* _Problem_
Can you restate the lines of the entries below, word for word, from the first one through the line that includes "return (H - B - p) / ph"?

* _Exercise materials_

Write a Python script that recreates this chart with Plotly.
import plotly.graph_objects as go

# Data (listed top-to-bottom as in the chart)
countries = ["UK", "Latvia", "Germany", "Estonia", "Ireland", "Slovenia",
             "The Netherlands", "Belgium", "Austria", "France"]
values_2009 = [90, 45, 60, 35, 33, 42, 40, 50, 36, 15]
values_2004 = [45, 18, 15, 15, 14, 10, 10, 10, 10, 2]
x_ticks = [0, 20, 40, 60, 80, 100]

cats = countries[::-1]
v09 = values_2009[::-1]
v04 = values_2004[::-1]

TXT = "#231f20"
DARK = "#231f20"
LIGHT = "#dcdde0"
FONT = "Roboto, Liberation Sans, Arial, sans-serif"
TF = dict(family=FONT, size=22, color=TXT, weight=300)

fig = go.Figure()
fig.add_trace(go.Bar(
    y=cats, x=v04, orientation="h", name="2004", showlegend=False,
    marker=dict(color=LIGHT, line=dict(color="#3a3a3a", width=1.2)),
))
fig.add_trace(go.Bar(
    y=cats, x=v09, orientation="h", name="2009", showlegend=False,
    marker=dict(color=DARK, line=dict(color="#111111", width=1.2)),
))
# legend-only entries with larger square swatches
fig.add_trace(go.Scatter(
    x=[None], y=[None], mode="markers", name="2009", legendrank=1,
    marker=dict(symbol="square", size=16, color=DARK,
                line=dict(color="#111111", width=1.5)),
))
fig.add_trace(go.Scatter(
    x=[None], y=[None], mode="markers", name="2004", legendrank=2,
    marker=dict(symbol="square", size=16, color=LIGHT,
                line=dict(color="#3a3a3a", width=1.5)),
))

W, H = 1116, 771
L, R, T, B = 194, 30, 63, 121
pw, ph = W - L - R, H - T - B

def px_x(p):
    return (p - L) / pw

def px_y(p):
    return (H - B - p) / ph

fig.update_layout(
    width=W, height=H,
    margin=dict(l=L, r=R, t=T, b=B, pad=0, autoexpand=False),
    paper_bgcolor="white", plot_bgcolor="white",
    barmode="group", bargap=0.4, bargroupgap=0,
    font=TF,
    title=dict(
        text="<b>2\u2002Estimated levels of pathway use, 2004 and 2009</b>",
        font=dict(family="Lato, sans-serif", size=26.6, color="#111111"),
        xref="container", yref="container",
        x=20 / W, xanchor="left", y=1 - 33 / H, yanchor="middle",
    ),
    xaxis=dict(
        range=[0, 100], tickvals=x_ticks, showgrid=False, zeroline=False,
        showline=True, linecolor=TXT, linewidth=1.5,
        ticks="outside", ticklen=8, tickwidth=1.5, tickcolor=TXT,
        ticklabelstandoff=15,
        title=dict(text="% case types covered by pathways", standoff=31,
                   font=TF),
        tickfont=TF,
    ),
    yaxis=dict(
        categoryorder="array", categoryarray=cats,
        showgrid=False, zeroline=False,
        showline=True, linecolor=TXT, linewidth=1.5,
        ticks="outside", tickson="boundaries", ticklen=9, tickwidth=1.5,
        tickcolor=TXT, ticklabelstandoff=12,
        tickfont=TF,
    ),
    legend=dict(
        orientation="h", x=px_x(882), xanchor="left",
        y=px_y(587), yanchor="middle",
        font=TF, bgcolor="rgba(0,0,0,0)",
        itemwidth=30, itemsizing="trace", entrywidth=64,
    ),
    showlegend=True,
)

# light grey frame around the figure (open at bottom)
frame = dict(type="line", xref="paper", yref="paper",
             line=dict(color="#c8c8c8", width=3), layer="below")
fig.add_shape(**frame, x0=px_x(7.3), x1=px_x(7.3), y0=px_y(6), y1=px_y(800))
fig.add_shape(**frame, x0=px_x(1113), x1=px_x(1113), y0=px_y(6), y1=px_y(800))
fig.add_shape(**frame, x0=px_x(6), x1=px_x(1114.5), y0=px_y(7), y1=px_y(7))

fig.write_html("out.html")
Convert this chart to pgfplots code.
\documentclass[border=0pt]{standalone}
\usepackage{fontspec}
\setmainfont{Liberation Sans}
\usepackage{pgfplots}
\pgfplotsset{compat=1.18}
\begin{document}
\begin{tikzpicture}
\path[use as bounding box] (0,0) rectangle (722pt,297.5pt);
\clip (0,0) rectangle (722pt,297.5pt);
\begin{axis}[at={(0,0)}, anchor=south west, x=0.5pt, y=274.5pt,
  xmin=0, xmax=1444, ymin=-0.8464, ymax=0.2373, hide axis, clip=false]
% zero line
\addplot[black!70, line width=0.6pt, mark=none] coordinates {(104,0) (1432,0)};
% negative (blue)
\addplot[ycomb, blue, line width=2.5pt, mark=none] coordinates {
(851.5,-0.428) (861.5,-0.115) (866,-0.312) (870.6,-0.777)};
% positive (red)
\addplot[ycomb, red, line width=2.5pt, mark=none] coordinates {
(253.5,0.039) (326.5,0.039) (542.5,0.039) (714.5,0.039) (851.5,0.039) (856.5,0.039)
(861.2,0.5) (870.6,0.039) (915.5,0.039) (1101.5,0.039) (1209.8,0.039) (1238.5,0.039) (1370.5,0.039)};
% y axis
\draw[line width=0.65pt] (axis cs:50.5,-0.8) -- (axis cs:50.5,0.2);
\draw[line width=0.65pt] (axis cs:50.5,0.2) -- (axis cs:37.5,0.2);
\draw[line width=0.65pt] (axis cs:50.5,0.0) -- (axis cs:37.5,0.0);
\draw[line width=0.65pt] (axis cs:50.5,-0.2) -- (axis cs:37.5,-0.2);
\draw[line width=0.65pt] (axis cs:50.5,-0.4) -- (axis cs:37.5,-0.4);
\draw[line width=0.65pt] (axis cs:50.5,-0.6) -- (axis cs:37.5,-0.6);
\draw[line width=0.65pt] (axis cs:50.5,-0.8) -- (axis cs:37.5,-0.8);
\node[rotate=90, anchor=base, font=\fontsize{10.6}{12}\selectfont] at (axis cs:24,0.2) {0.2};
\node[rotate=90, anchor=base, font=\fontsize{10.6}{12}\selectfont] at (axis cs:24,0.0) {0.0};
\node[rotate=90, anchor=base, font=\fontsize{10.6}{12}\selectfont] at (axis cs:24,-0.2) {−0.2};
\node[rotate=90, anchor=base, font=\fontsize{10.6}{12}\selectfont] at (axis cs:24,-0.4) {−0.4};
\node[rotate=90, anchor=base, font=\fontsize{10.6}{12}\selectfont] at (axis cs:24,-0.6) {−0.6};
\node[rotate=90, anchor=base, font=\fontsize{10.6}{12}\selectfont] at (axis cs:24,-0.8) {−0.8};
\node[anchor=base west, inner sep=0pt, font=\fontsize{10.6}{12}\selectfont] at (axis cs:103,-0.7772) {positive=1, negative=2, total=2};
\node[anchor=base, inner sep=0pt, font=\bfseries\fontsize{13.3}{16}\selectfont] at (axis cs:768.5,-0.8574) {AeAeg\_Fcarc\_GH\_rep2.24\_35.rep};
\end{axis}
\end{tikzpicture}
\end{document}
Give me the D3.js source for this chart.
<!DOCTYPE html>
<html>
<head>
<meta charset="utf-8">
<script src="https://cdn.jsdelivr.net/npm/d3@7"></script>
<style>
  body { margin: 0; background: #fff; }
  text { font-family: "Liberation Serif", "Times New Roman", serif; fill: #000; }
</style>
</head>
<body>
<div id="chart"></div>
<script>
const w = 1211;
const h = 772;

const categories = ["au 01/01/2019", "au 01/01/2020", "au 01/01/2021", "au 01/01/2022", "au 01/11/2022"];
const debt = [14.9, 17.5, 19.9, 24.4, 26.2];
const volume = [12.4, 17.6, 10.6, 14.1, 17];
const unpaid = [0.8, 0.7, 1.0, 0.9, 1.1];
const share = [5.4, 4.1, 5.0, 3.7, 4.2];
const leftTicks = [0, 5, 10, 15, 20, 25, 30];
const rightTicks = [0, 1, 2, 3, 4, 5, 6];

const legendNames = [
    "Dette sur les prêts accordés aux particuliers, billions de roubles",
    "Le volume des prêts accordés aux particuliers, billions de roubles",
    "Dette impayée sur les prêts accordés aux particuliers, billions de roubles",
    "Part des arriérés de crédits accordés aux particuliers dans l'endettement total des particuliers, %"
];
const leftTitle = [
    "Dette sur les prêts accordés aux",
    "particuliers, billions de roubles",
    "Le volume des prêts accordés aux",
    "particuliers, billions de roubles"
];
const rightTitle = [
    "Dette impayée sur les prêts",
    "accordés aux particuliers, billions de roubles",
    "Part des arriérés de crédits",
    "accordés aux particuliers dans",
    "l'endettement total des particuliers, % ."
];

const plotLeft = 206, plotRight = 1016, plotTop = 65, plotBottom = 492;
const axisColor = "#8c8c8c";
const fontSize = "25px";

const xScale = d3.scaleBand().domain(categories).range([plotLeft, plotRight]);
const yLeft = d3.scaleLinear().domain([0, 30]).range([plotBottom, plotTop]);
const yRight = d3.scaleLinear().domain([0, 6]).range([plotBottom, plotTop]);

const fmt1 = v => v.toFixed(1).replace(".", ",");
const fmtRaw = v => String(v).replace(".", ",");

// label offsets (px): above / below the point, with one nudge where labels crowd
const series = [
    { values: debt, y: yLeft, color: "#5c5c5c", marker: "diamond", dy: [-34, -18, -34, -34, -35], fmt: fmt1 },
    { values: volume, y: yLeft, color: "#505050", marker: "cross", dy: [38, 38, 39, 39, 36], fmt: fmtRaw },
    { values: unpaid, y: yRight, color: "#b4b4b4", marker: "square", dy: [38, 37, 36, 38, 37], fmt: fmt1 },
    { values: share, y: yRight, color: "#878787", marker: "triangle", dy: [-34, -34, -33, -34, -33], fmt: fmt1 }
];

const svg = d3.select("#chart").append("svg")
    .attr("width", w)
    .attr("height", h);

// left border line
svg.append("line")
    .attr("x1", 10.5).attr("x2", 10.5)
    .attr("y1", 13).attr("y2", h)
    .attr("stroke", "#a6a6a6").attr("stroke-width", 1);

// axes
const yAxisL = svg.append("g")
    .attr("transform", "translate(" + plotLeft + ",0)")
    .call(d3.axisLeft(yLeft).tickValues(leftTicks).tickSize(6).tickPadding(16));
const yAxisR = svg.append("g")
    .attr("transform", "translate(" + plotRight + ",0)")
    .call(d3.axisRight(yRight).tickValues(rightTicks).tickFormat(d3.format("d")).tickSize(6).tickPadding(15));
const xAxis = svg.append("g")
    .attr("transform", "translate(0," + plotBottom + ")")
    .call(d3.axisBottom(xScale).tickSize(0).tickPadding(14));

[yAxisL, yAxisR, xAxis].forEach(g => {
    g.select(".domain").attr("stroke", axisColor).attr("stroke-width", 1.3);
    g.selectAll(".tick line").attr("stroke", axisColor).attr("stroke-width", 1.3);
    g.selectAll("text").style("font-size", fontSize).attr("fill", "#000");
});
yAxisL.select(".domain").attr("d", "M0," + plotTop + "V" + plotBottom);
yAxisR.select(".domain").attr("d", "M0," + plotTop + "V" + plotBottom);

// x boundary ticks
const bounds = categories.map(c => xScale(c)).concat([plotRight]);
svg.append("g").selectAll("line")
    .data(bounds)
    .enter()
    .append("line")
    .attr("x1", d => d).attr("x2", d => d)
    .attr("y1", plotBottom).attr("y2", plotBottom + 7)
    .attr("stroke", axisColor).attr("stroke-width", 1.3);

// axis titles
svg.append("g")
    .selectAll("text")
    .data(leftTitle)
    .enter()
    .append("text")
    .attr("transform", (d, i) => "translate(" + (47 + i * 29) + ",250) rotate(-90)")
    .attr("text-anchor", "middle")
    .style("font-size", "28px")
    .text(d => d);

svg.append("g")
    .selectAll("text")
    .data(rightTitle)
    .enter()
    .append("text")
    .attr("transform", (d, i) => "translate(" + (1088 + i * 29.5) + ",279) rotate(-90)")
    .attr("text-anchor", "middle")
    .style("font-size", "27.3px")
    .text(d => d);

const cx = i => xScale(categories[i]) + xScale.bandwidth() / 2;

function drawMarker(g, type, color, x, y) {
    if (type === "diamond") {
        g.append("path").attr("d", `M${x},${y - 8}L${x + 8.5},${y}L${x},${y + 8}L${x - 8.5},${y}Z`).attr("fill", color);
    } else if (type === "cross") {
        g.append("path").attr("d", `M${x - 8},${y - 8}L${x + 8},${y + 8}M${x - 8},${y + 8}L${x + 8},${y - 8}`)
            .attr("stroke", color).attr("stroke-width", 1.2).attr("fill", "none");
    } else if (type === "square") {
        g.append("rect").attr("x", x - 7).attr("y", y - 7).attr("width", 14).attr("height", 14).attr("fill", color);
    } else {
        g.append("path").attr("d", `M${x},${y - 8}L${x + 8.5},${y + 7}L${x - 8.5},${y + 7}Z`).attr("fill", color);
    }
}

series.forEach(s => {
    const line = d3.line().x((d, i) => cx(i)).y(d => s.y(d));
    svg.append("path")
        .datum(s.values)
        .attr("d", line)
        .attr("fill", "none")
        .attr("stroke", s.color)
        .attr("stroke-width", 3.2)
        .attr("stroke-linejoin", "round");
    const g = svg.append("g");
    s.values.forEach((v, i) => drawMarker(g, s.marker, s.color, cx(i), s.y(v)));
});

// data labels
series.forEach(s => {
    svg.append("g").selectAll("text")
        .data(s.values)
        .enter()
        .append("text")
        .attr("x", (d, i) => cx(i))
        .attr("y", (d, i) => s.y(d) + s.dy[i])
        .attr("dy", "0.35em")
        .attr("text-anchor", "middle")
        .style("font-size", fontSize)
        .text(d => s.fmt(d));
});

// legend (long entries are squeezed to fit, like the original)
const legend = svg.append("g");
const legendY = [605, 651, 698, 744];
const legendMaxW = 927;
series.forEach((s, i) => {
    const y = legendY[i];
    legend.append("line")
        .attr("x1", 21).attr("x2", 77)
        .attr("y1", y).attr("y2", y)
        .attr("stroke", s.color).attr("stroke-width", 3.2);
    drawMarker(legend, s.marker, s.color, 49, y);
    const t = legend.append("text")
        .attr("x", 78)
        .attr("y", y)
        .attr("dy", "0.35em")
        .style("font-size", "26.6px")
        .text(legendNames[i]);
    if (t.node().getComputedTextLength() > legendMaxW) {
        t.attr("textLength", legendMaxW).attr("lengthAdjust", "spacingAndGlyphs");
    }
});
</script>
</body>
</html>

* _Result for this task_
Write a Python script that recreates this chart with Plotly.
import plotly.graph_objects as go

# Data (listed top-to-bottom as in the chart)
countries = ["UK", "Latvia", "Germany", "Estonia", "Ireland", "Slovenia",
             "The Netherlands", "Belgium", "Austria", "France"]
values_2009 = [90, 45, 60, 35, 33, 42, 40, 50, 36, 15]
values_2004 = [45, 18, 15, 15, 14, 10, 10, 10, 10, 2]
x_ticks = [0, 20, 40, 60, 80, 100]

cats = countries[::-1]
v09 = values_2009[::-1]
v04 = values_2004[::-1]

TXT = "#231f20"
DARK = "#231f20"
LIGHT = "#dcdde0"
FONT = "Roboto, Liberation Sans, Arial, sans-serif"
TF = dict(family=FONT, size=22, color=TXT, weight=300)

fig = go.Figure()
fig.add_trace(go.Bar(
    y=cats, x=v04, orientation="h", name="2004", showlegend=False,
    marker=dict(color=LIGHT, line=dict(color="#3a3a3a", width=1.2)),
))
fig.add_trace(go.Bar(
    y=cats, x=v09, orientation="h", name="2009", showlegend=False,
    marker=dict(color=DARK, line=dict(color="#111111", width=1.2)),
))
# legend-only entries with larger square swatches
fig.add_trace(go.Scatter(
    x=[None], y=[None], mode="markers", name="2009", legendrank=1,
    marker=dict(symbol="square", size=16, color=DARK,
                line=dict(color="#111111", width=1.5)),
))
fig.add_trace(go.Scatter(
    x=[None], y=[None], mode="markers", name="2004", legendrank=2,
    marker=dict(symbol="square", size=16, color=LIGHT,
                line=dict(color="#3a3a3a", width=1.5)),
))

W, H = 1116, 771
L, R, T, B = 194, 30, 63, 121
pw, ph = W - L - R, H - T - B

def px_x(p):
    return (p - L) / pw

def px_y(p):
    return (H - B - p) / ph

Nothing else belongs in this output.